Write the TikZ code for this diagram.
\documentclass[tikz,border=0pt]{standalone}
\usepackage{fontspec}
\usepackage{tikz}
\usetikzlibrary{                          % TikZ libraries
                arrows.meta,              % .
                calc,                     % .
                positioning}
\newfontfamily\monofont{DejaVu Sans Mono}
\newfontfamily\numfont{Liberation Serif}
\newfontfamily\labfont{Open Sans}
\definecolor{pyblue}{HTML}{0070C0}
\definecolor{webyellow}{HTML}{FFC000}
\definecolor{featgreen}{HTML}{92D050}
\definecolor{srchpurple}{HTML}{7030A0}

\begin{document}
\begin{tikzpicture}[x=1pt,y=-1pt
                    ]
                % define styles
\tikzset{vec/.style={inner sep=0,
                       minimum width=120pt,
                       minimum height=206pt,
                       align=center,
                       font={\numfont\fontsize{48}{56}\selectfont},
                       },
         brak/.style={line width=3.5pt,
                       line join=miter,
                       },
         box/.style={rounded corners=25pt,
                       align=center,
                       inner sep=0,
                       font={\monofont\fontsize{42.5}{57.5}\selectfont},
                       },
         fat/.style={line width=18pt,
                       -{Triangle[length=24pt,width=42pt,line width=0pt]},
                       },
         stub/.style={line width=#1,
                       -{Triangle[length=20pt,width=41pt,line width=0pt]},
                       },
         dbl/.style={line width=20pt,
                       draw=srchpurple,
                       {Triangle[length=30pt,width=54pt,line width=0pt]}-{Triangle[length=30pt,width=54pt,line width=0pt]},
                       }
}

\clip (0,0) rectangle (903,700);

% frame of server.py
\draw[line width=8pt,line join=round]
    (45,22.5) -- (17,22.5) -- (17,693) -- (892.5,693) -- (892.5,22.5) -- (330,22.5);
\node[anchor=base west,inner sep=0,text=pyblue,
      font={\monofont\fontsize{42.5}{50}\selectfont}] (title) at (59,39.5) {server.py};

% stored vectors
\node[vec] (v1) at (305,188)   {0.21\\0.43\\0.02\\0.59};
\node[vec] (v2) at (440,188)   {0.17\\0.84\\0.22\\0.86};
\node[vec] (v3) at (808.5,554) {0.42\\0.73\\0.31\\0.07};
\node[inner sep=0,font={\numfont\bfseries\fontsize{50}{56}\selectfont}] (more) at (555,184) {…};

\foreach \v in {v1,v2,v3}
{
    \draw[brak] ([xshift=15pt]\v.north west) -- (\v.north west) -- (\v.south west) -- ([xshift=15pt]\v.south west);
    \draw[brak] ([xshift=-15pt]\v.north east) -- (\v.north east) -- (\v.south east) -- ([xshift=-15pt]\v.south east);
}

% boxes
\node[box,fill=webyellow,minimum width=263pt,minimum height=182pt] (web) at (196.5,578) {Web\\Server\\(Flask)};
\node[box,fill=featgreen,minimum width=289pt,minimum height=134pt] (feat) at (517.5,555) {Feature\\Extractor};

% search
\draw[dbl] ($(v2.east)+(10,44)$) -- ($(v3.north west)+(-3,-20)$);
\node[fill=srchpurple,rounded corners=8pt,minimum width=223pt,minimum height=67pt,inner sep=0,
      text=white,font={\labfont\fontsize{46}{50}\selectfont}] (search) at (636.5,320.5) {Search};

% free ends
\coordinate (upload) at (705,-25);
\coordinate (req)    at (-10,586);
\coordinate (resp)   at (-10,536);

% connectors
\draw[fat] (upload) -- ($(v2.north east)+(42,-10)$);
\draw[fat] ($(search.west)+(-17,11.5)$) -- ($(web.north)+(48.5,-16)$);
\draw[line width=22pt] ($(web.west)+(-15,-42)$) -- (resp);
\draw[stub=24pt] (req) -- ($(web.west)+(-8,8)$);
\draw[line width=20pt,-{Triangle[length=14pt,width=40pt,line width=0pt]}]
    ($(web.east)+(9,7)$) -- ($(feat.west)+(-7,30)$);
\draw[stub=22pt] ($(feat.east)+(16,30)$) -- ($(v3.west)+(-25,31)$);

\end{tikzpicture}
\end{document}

WHAT IS ASKED: Quote the data in full, keeping each word unchanged.

OUTPUT:
Write the TikZ code for this diagram.
\documentclass[tikz,border=0pt]{standalone}
\usepackage{fontspec}
\usepackage{tikz}
\usetikzlibrary{                          % TikZ libraries
                arrows.meta,              % .
                calc,                     % .
                positioning}
\newfontfamily\monofont{DejaVu Sans Mono}
\newfontfamily\numfont{Liberation Serif}
\newfontfamily\labfont{Open Sans}
\definecolor{pyblue}{HTML}{0070C0}
\definecolor{webyellow}{HTML}{FFC000}
\definecolor{featgreen}{HTML}{92D050}
\definecolor{srchpurple}{HTML}{7030A0}

\begin{document}
\begin{tikzpicture}[x=1pt,y=-1pt
                    ]
                % define styles
\tikzset{vec/.style={inner sep=0,
                       minimum width=120pt,
                       minimum height=206pt,
                       align=center,
                       font={\numfont\fontsize{48}{56}\selectfont},
                       },
         brak/.style={line width=3.5pt,
                       line join=miter,
                       },
         box/.style={rounded corners=25pt,
                       align=center,
                       inner sep=0,
                       font={\monofont\fontsize{42.5}{57.5}\selectfont},
                       },
         fat/.style={line width=18pt,
                       -{Triangle[length=24pt,width=42pt,line width=0pt]},
                       },
         stub/.style={line width=#1,
                       -{Triangle[length=20pt,width=41pt,line width=0pt]},
                       },
         dbl/.style={line width=20pt,
                       draw=srchpurple,
                       {Triangle[length=30pt,width=54pt,line width=0pt]}-{Triangle[length=30pt,width=54pt,line width=0pt]},
                       }
}

\clip (0,0) rectangle (903,700);

% frame of server.py
\draw[line width=8pt,line join=round]
    (45,22.5) -- (17,22.5) -- (17,693) -- (892.5,693) -- (892.5,22.5) -- (330,22.5);
\node[anchor=base west,inner sep=0,text=pyblue,
      font={\monofont\fontsize{42.5}{50}\selectfont}] (title) at (59,39.5) {server.py};

% stored vectors
\node[vec] (v1) at (305,188)   {0.21\\0.43\\0.02\\0.59};
\node[vec] (v2) at (440,188)   {0.17\\0.84\\0.22\\0.86};
\node[vec] (v3) at (808.5,554) {0.42\\0.73\\0.31\\0.07};
\node[inner sep=0,font={\numfont\bfseries\fontsize{50}{56}\selectfont}] (more) at (555,184) {…};

\foreach \v in {v1,v2,v3}
{
    \draw[brak] ([xshift=15pt]\v.north west) -- (\v.north west) -- (\v.south west) -- ([xshift=15pt]\v.south west);
    \draw[brak] ([xshift=-15pt]\v.north east) -- (\v.north east) -- (\v.south east) -- ([xshift=-15pt]\v.south east);
}

% boxes
\node[box,fill=webyellow,minimum width=263pt,minimum height=182pt] (web) at (196.5,578) {Web\\Server\\(Flask)};
\node[box,fill=featgreen,minimum width=289pt,minimum height=134pt] (feat) at (517.5,555) {Feature\\Extractor};

% search
\draw[dbl] ($(v2.east)+(10,44)$) -- ($(v3.north west)+(-3,-20)$);
\node[fill=srchpurple,rounded corners=8pt,minimum width=223pt,minimum height=67pt,inner sep=0,
      text=white,font={\labfont\fontsize{46}{50}\selectfont}] (search) at (636.5,320.5) {Search};

% free ends
\coordinate (upload) at (705,-25);
\coordinate (req)    at (-10,586);
\coordinate (resp)   at (-10,536);

% connectors
\draw[fat] (upload) -- ($(v2.north east)+(42,-10)$);
\draw[fat] ($(search.west)+(-17,11.5)$) -- ($(web.north)+(48.5,-16)$);
\draw[line width=22pt] ($(web.west)+(-15,-42)$) -- (resp);
\draw[stub=24pt] (req) -- ($(web.west)+(-8,8)$);
\draw[line width=20pt,-{Triangle[length=14pt,width=40pt,line width=0pt]}]
    ($(web.east)+(9,7)$) -- ($(feat.west)+(-7,30)$);
\draw[stub=22pt] ($(feat.east)+(16,30)$) -- ($(v3.west)+(-25,31)$);

\end{tikzpicture}
\end{document}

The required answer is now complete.